If that doesn't work, and it may not, then you are likely going to have to read up on cross-polarization. Essentially a technique where you place polarizing film on your lights and a polarizing filter on your lens. This will take care of pretty much all of the all of your specular highlighting issues.

BTW, nicely done on the D-I-Y softoxes!
 
So many thanks for posting your reply , I tried different distances from the softboxes to the surfaces (angle 45 degrees) , used white light lamps ; the picts you saw is from the 2nd softboxes , the 1st one the reflector box was smaller.
I was thinking to encircle the paintings around a white fabric "tent" and light it externally. Perhaps this will give me a little bit more control (?)
 
The only thing that is going to soften the light, is a larger light source. A lot of people make the mistake of thinking that placing diffusion material directly over the front of existing light sources will make a difference. It doesn't. It may make the light less specular but, other than that you'll still have hard light. You've got the right thinking here in making some softboxes but, they may not be large enough for the level of contrast you want. If you are on a budget, get a couple of silk screens or voile curtains and fire your strobes into this.

Reflections are a PITA to deal with sometimes but the thing to remember is angle of incident = angle of reflection. So long as you keep the lights off axis from the camera, you should avoid the majority of problems. As @tirediron mentions, a circular polariser will take care of most unwanted reflections, but will reduce your exposure slightly.

If you have a boom arm and a means of rigging it, you could put a strobe directly over the top (90°) of the paintings, with the painting facing the camera and fire the strobe directly down on top of it. If placed on a large white table top, the light will bounce all over the place and illuminate the painting. Due to the angle of the light, any reflections should return in the direction of the strobe and not in the direction of the camera.
 
These lights appear to be too close to the position of the camera. Push them farther out to the side.

Imagine you take down the art and replace the art with a glass mirror. Would you be able to see the lights from the camera's point of view... as it's looking at the mirror? If the lights are close to the camera, the answer will be yes. But if the lights are off to he sides, then the answer will be no.

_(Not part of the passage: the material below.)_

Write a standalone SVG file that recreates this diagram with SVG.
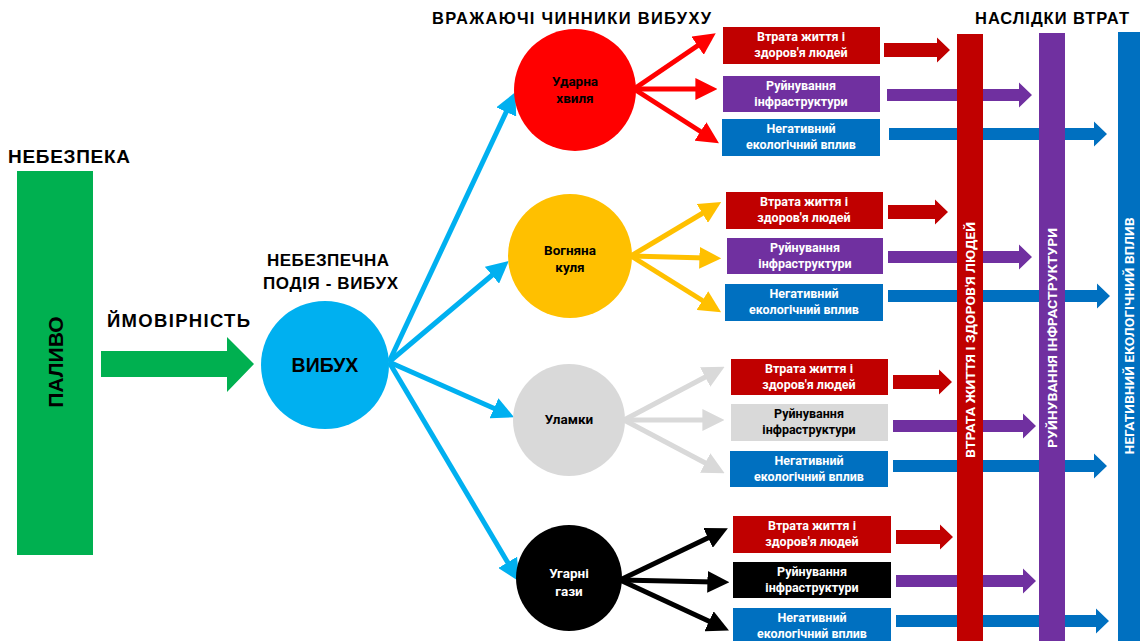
<svg xmlns="http://www.w3.org/2000/svg" width="1140" height="641" viewBox="0 0 1140 641">
<style>
text{font-family:Roboto,"Liberation Sans",Arial,sans-serif;font-weight:700}
.t{fill:#000;font-size:17px;font-family:"Liberation Sans",Arial,sans-serif}
.c{font-size:13.5px;text-anchor:middle}
.b{font-size:12.5px;text-anchor:middle;fill:#fff}
.v{font-size:13px;text-anchor:middle;fill:#fff}
.ln{fill:none;stroke-width:5}
.lb{stroke:#00B0F0}
.lr{stroke:#FF0000}
.ly{stroke:#FFC000}
.lg{stroke:#D9D9D9}
.lk{stroke:#000}
.ar{fill:#C00000}
.ap{fill:#7030A0}
.ab{fill:#0070C0}
</style>
<defs>
<marker id="mb" viewBox="0 0 10 10" refX="3" refY="5" markerWidth="4.4" markerHeight="4.4" orient="auto"><path d="M0,0 L10,5 L0,10 z" fill="#00B0F0"/></marker>
<marker id="mr" viewBox="0 0 10 10" refX="3" refY="5" markerWidth="4.4" markerHeight="4.4" orient="auto"><path d="M0,0 L10,5 L0,10 z" fill="#FF0000"/></marker>
<marker id="my" viewBox="0 0 10 10" refX="3" refY="5" markerWidth="4.4" markerHeight="4.4" orient="auto"><path d="M0,0 L10,5 L0,10 z" fill="#FFC000"/></marker>
<marker id="mg" viewBox="0 0 10 10" refX="3" refY="5" markerWidth="4.4" markerHeight="4.4" orient="auto"><path d="M0,0 L10,5 L0,10 z" fill="#D9D9D9"/></marker>
<marker id="mk" viewBox="0 0 10 10" refX="3" refY="5" markerWidth="4.4" markerHeight="4.4" orient="auto"><path d="M0,0 L10,5 L0,10 z" fill="#000"/></marker>
</defs>
<rect width="1140" height="641" fill="#fff"/>

<g id="titles">
<text class="t" x="8" y="163" style="font-size:19px" textLength="122">НЕБЕЗПЕКА</text>
<text class="t" x="107" y="327" style="font-size:18.5px" textLength="143">ЙМОВІРНІСТЬ</text>
<text class="t" x="267" y="266" textLength="122">НЕБЕЗПЕЧНА</text>
<text class="t" x="263" y="289" textLength="135">ПОДІЯ - ВИБУХ</text>
<text class="t" x="432" y="24" style="font-size:16.5px" textLength="279">ВРАЖАЮЧІ ЧИННИКИ ВИБУХУ</text>
<text class="t" x="975" y="24" style="font-size:16.5px" textLength="154">НАСЛІДКИ ВТРАТ</text>
</g>

<g id="connectors">
<polygon points="101,351 227,351 227,337 254,364 227,392 227,377 101,377" fill="#00B050"/>
<line class="ln lb" x1="389" y1="362" x2="509" y2="106" marker-end="url(#mb)"/>
<line class="ln lb" x1="389" y1="362" x2="497" y2="271" marker-end="url(#mb)"/>
<line class="ln lb" x1="389" y1="362" x2="500" y2="411" marker-end="url(#mb)"/>
<line class="ln lb" x1="389" y1="362" x2="511" y2="568" marker-end="url(#mb)"/>

<line class="ln lr" x1="634" y1="89" x2="703" y2="42" marker-end="url(#mr)"/>
<line class="ln lr" x1="634" y1="89" x2="702" y2="89" marker-end="url(#mr)"/>
<line class="ln lr" x1="634" y1="89" x2="706" y2="135" marker-end="url(#mr)"/>

<line class="ln ly" x1="631" y1="256" x2="708" y2="210" marker-end="url(#my)"/>
<line class="ln ly" x1="631" y1="256" x2="706" y2="258" marker-end="url(#my)"/>
<line class="ln ly" x1="631" y1="256" x2="708" y2="304" marker-end="url(#my)"/>

<line class="ln lg" x1="624" y1="420" x2="711" y2="374" marker-end="url(#mg)"/>
<line class="ln lg" x1="624" y1="420" x2="709" y2="420" marker-end="url(#mg)"/>
<line class="ln lg" x1="624" y1="420" x2="711" y2="466" marker-end="url(#mg)"/>

<line class="ln lk" x1="620" y1="580" x2="714" y2="535" marker-end="url(#mk)"/>
<line class="ln lk" x1="620" y1="580" x2="714" y2="582" marker-end="url(#mk)"/>
<line class="ln lk" x1="620" y1="580" x2="715" y2="624" marker-end="url(#mk)"/>

<polygon class="ar" points="884,43 937,43 937,37.5 950,50 937,62.5 937,57 884,57"/>
<polygon class="ap" points="887,89 1019,89 1019,82.5 1032,95 1019,107.5 1019,101 887,101"/>
<polygon class="ab" points="889,128 1094,128 1094,121.5 1107,134 1094,146.5 1094,140 889,140"/>

<polygon class="ar" points="888,205 935,205 935,199.5 948,212 935,224.5 935,219 888,219"/>
<polygon class="ap" points="888,251 1019,251 1019,244.5 1032,257 1019,269.5 1019,263 888,263"/>
<polygon class="ab" points="888,290 1097,290 1097,283.5 1110,296 1097,308.5 1097,302 888,302"/>

<polygon class="ar" points="893,375 939,375 939,369.5 952,382 939,394.5 939,389 893,389"/>
<polygon class="ap" points="893,420 1023,420 1023,413.5 1036,426 1023,438.5 1023,432 893,432"/>
<polygon class="ab" points="893,460 1094,460 1094,453.5 1107,466 1094,478.5 1094,472 893,472"/>

<polygon class="ar" points="896,530 940,530 940,524.5 953,537 940,549.5 940,544 896,544"/>
<polygon class="ap" points="896,575 1023,575 1023,568.5 1036,581 1023,593.5 1023,587 896,587"/>
<polygon class="ab" points="896,615 1096,615 1096,608.5 1109,621 1096,633.5 1096,627 896,627"/>
</g>

<g id="fuel">
<rect x="17" y="171" width="76" height="384" fill="#00B050"/>
<text transform="translate(63,362) rotate(-90)" text-anchor="middle" style="font-size:21px;font-family:'Liberation Sans',Arial,sans-serif">ПАЛИВО</text>
</g>

<g id="explosion">
<circle cx="325" cy="365" r="64" fill="#00B0F0"/>
<text x="325" y="372" text-anchor="middle" style="font-size:19.5px;font-family:'Liberation Sans',Arial,sans-serif">ВИБУХ</text>
</g>

<g id="shockwave">
<circle cx="575" cy="90" r="61" fill="#FF0000"/>
<text class="c" x="575" y="86">Ударна</text>
<text class="c" x="575" y="103">хвиля</text>
</g>
<g id="fireball">
<circle cx="570" cy="256" r="62" fill="#FFC000"/>
<text class="c" x="570" y="255">Вогняна</text>
<text class="c" x="570" y="272">куля</text>
</g>
<g id="debris">
<circle cx="569" cy="420" r="56" fill="#D9D9D9"/>
<text class="c" x="569" y="424">Уламки</text>
</g>
<g id="gases">
<circle cx="569" cy="578" r="53" fill="#000"/>
<text class="c" x="569" y="578" fill="#fff">Угарні</text>
<text class="c" x="569" y="596" fill="#fff">гази</text>
</g>

<g id="sw-life"><rect x="723" y="27" width="157" height="37" fill="#C00000"/><text class="b" x="801" y="41">Втрата життя і</text><text class="b" x="801" y="57">здоров'я людей</text></g>
<g id="sw-infra"><rect x="723" y="76" width="157" height="36" fill="#7030A0"/><text class="b" x="801" y="90">Руйнування</text><text class="b" x="801" y="106">інфраструктури</text></g>
<g id="sw-eco"><rect x="722" y="119" width="158" height="37" fill="#0070C0"/><text class="b" x="801" y="133">Негативний</text><text class="b" x="801" y="149">екологічний вплив</text></g>

<g id="fb-life"><rect x="726" y="192" width="157" height="37" fill="#C00000"/><text class="b" x="804" y="206">Втрата життя і</text><text class="b" x="804" y="222">здоров'я людей</text></g>
<g id="fb-infra"><rect x="727" y="238" width="156" height="36" fill="#7030A0"/><text class="b" x="805" y="252">Руйнування</text><text class="b" x="805" y="268">інфраструктури</text></g>
<g id="fb-eco"><rect x="725" y="284" width="158" height="37" fill="#0070C0"/><text class="b" x="804" y="298">Негативний</text><text class="b" x="804" y="314">екологічний вплив</text></g>

<g id="db-life"><rect x="731" y="359" width="157" height="36" fill="#C00000"/><text class="b" x="809" y="373">Втрата життя і</text><text class="b" x="809" y="389">здоров'я людей</text></g>
<g id="db-infra"><rect x="731" y="404" width="157" height="37" fill="#D9D9D9"/><text class="b" x="809" y="418" style="fill:#000">Руйнування</text><text class="b" x="809" y="434" style="fill:#000">інфраструктури</text></g>
<g id="db-eco"><rect x="730" y="451" width="158" height="36" fill="#0070C0"/><text class="b" x="809" y="465">Негативний</text><text class="b" x="809" y="481">екологічний вплив</text></g>

<g id="gs-life"><rect x="733" y="516" width="158" height="37" fill="#C00000"/><text class="b" x="812" y="530">Втрата життя і</text><text class="b" x="812" y="546">здоров'я людей</text></g>
<g id="gs-infra"><rect x="733" y="562" width="158" height="36" fill="#000"/><text class="b" x="812" y="576">Руйнування</text><text class="b" x="812" y="592">інфраструктури</text></g>
<g id="gs-eco"><rect x="733" y="608" width="158" height="37" fill="#0070C0"/><text class="b" x="812" y="622">Негативний</text><text class="b" x="812" y="638">екологічний вплив</text></g>

<g id="loss-life">
<rect x="957" y="34" width="26" height="607" fill="#C00000"/>
<text class="v" transform="translate(975,340) rotate(-90)" textLength="236" lengthAdjust="spacingAndGlyphs">ВТРАТА ЖИТТЯ І ЗДОРОВ'Я ЛЮДЕЙ</text>
</g>
<g id="loss-infra">
<rect x="1039" y="33" width="26" height="608" fill="#7030A0"/>
<text class="v" transform="translate(1057,338) rotate(-90)" textLength="220" lengthAdjust="spacingAndGlyphs">РУЙНУВАННЯ ІНФРАСТРУКТУРИ</text>
</g>
<g id="loss-eco">
<rect x="1118" y="32" width="26" height="609" fill="#0070C0"/>
<text class="v" transform="translate(1134,336) rotate(-90)" textLength="237" lengthAdjust="spacingAndGlyphs">НЕГАТИВНИЙ ЕКОЛОГІЧНИЙ ВПЛИВ</text>
</g>
</svg>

The acrylic paint is reflective surface and will behave "like a mirror" -- so treat it like a mirror and move the lights to a position where you wouldn't be able to see them.

There's also an issue with light "fall off". Each time the distance from a light source to the subject increases by the 1.4x (it's actually the square root of 2, which is about 1.4142... but "1.4" is close enough) the amount of light will be halved.

Suppose you have a painting which is 2' wide (left to right) and you've placed a light source 5' away from the "right edge" of the painting. This makes that edge 5' away... but the "left edge" is 7' away from that light. The light fall-off rule (which is really the "inverse-square law" -- see: Inverse-square law - Wikipedia the free encyclopedia ) says that since 5 x 1.4 = 7 then that 7' distance will get precisely half as much light as the 5' distance and your image will have a noticeable drop off in lighting (the "fall off" problem.) But if you place ANOTHER light not he opposite side (and at the same distance) then it will provide supplemental light to the left and fall off to the right. This balance gives you even lighting across the image.

While this makes it sound like balancing the lights at equal distance from left to right should cancel out the fall off... not necessarily. Suppose you have a 9' wide piece of art and the lights are 5' away from the left and right edges respectively. Think about the math....

If the light is 5' away from the "right edge" then by the time you reach 5' in from the right (nearly the mid-point) the light fall-off is now down to 1/4 of the light. So you've got a bright outer edge but a dim center area. And unfortunately the light on the opposite side is ALSO unable to reach the mid-point. Increasing the power of the light won't help because the fall-off distribution is the same. If, however, the lights where moved back to about 20' (instead of 5) then the problem remedies itself.

Lastly... bumps and textures in the paint may be reflective EVEN with the lights far off to the side. But it turns out a circular polarizer is particularly good about handling reflections from light sources that originate from the side. If moving the lights to the side does not solve the reflection problem on it's own... invest in a circular polarizing filter (and preferably a good filter that doesn't create a color-cast).